With “eye dialect”, I was colliding my hash tables: I wasn’t referring to Scots, which has an established orthography, but to the renderings of Southern US speech in American Aristophaneses. (I don’t think anyone’s dared make the Scythians speak African American Vernacular, have they?) I misunderstood that it’s used to represent different pronunciations, but it is used to represent different accent, so American Aristophaneses would still have used it. There was a translation I read once trying to do shades of Southern between Boeotian and Megarian; I wasn’t in the position to judge how well it succeeded. It wasn’t this one, but this one’s doing eye dialect too.
Boy howdy, do you have a collision in your hash tables; it’s Geoff Pullum who teaches in Scotland.
I think Funny Scots is actually better than True Scots (the language of no true Scotsmen) for Aristophanic purposes; and de Camp, though no Aristophanes, is funny. His Arcadians speak Funny Early Modern English, for example, and his Athenians — well, his Athenians — his Athenians, unfortunately, speak Funny Homothexual: so not funny. Some jokes just don’t survive their context.
As for “eye dialect”, I understand that to mean writing “trubble” for trouble or “sed” for said: not dialect at all, just gratuitous misspelling. What do you mean by it?
Scots was the default for any rendering of dialect in Aristophanes. That was back in the good old days, when Loeb would get away with an entire book of Lucian being translated in their bilingual editions… in Middle English. (The Syrian Goddess, Mandeville’d into The Goddesse of Surrye.) Which meant you needed a translation for the translation! You sure had balls, A. M. Harmon:
“It would be most unfair to Lucian to turn this tale into contemporary English. In order to have the same effect that it had in his own day, and to be really intelligible, it must seem to come from the lips of an ancient traveller. The version here offered seeks to secure that effect through mimicry of Sir John Mandeville. It is true that Herodotus
was better known in Lucian’s time than Mandeville is known now, and his language seemed less remote. In every other respect, however — in his limited vocabulary, in his simple style, and in his point of view — Mandeville provides a mask uniquely adapted to the part — if only its wearer does not fall down in it and break it.”

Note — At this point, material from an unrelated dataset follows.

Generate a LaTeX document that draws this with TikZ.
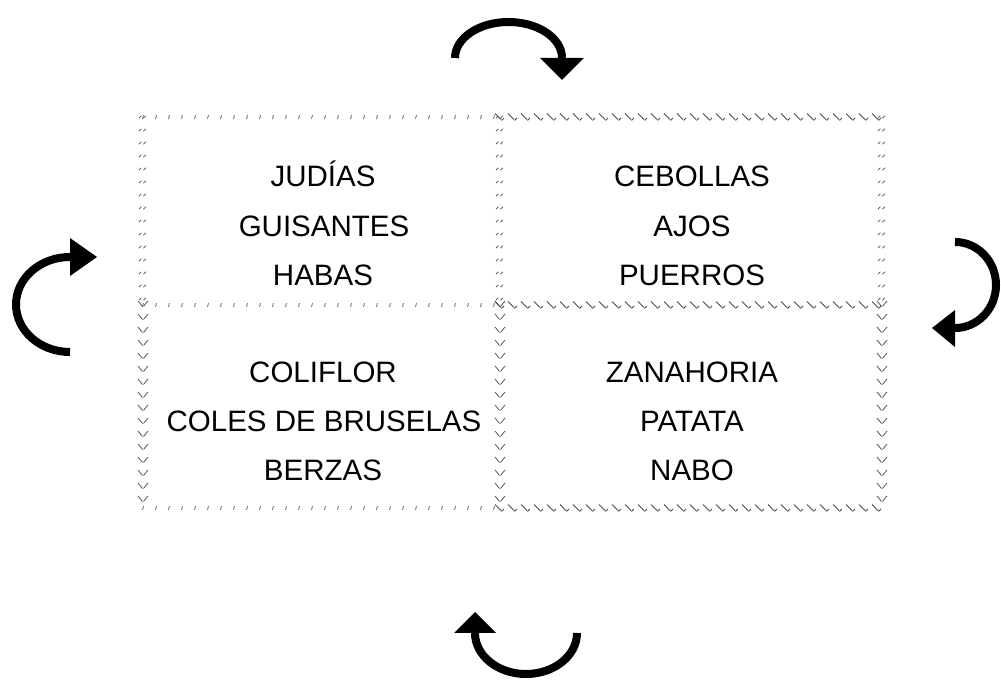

Sadly, even fewer people outside the readership of Geoffrey Chaucer Hath A BlogM know of John Mandeville. Translators now wimp out, and the argument Halliwell presents in his translation fail to convince me. So you teach in Scotland, which means Scots = Funny Accent is Wrong, but you also think dialects were too real and urbane a fact of life for Athenians to treat Doric as Funny Scots or Funny Appalachian? Well all the more reason to treat Doric as Serious Scots or Earnest Appalachian. No, the phobia of eye dialect is part and parcel of levelling linguistic hegemony. And would that it (to reuse an old parlance of mine) would die in the arse.
I can has snippet of Elephant for Aristotle? Aye.
Herzlich Wilkommen, btw!
Na, na, ’tis Thessalian at’s turnit in guid braid Scots. See L. Sprague de Camp’s historical romance An Elephant for Aristotle (money line: “I should not be surprised if a hundred years from now, men still remember the name of Aristoteles of Stageira”).